→ Job
Using the listing below, report all lines holding the word "this".

→ Record set
========
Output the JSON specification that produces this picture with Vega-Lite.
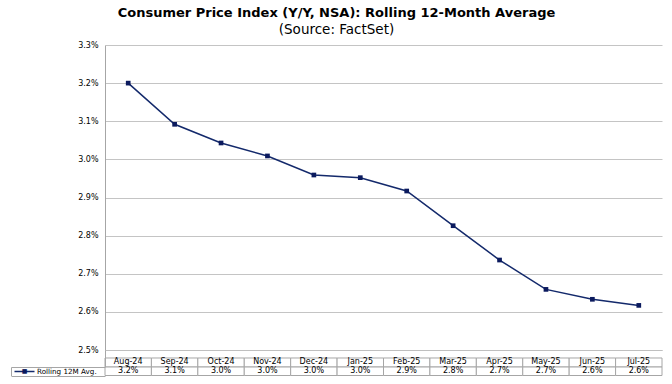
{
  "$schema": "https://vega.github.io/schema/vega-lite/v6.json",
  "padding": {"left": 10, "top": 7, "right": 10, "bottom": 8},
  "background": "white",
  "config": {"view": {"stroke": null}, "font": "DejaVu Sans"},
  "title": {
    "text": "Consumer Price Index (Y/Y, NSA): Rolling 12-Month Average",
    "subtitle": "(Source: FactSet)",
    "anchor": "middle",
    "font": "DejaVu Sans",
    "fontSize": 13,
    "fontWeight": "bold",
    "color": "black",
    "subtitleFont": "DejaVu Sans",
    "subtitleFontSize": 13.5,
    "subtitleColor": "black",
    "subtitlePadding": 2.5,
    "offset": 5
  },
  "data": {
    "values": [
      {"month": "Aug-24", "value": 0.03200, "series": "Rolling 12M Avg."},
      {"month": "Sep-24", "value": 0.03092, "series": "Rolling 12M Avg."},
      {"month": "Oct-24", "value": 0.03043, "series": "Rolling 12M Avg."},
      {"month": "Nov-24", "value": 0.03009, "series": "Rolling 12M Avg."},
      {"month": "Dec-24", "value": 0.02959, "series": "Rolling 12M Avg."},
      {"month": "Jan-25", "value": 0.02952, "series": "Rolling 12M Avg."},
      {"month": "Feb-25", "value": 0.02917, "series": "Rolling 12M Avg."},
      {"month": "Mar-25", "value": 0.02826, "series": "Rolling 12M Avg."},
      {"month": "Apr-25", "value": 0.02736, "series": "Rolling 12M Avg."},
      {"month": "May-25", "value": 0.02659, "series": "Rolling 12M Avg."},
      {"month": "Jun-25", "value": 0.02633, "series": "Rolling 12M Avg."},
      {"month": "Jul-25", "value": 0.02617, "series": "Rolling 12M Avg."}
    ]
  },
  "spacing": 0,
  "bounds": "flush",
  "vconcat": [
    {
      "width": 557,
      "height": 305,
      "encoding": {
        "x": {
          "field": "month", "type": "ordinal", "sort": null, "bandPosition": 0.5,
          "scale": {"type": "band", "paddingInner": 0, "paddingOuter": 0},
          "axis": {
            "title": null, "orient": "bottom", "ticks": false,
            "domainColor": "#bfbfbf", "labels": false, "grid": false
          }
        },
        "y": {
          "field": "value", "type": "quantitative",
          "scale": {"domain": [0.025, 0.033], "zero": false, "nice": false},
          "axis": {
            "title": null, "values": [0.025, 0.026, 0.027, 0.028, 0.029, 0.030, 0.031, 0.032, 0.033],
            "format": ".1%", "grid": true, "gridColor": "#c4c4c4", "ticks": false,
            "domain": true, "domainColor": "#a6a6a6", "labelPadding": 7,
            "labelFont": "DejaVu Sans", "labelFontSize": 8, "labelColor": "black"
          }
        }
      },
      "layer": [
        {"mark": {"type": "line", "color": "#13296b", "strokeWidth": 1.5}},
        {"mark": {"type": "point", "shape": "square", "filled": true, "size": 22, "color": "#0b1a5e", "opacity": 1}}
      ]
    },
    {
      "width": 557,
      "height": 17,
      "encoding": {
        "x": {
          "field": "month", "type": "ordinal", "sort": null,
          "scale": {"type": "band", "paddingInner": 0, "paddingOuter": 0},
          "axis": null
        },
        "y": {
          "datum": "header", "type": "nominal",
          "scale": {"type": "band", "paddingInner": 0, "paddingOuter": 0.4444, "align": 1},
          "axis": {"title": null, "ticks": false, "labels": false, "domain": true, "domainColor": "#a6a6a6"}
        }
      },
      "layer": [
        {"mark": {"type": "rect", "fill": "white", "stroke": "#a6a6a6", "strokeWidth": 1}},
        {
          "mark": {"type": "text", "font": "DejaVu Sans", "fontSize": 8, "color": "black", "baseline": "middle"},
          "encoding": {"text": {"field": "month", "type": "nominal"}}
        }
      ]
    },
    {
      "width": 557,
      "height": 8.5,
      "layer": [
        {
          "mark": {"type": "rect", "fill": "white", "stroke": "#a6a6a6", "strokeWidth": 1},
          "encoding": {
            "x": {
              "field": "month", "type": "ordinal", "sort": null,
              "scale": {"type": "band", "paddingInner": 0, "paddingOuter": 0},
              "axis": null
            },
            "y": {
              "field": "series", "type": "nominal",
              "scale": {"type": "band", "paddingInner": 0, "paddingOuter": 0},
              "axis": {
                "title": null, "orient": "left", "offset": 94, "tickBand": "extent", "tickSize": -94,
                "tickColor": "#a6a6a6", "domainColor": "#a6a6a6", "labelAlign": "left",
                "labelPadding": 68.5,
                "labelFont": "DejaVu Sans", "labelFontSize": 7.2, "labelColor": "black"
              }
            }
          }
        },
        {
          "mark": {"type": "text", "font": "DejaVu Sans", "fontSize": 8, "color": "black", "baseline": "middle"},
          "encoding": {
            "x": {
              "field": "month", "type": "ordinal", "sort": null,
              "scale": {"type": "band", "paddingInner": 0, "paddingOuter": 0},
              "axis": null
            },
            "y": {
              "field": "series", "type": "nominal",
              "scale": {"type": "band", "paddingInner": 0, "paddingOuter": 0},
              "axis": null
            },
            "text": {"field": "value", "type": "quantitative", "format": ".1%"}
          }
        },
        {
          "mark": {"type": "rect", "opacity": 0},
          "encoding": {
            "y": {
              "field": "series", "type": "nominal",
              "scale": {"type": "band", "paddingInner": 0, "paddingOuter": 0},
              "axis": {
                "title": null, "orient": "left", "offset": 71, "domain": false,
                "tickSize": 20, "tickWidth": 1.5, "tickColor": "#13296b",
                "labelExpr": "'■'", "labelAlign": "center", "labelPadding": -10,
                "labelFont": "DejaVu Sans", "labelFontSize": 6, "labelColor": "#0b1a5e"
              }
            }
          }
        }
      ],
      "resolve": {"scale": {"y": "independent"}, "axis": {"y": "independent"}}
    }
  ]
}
========
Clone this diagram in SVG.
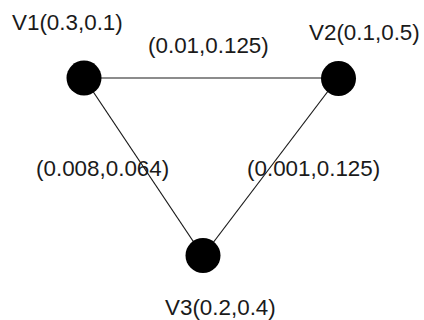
========
→ Problem solution
Output the JSON specification that produces this picture with Vega-Lite.
Clone this diagram in SVG.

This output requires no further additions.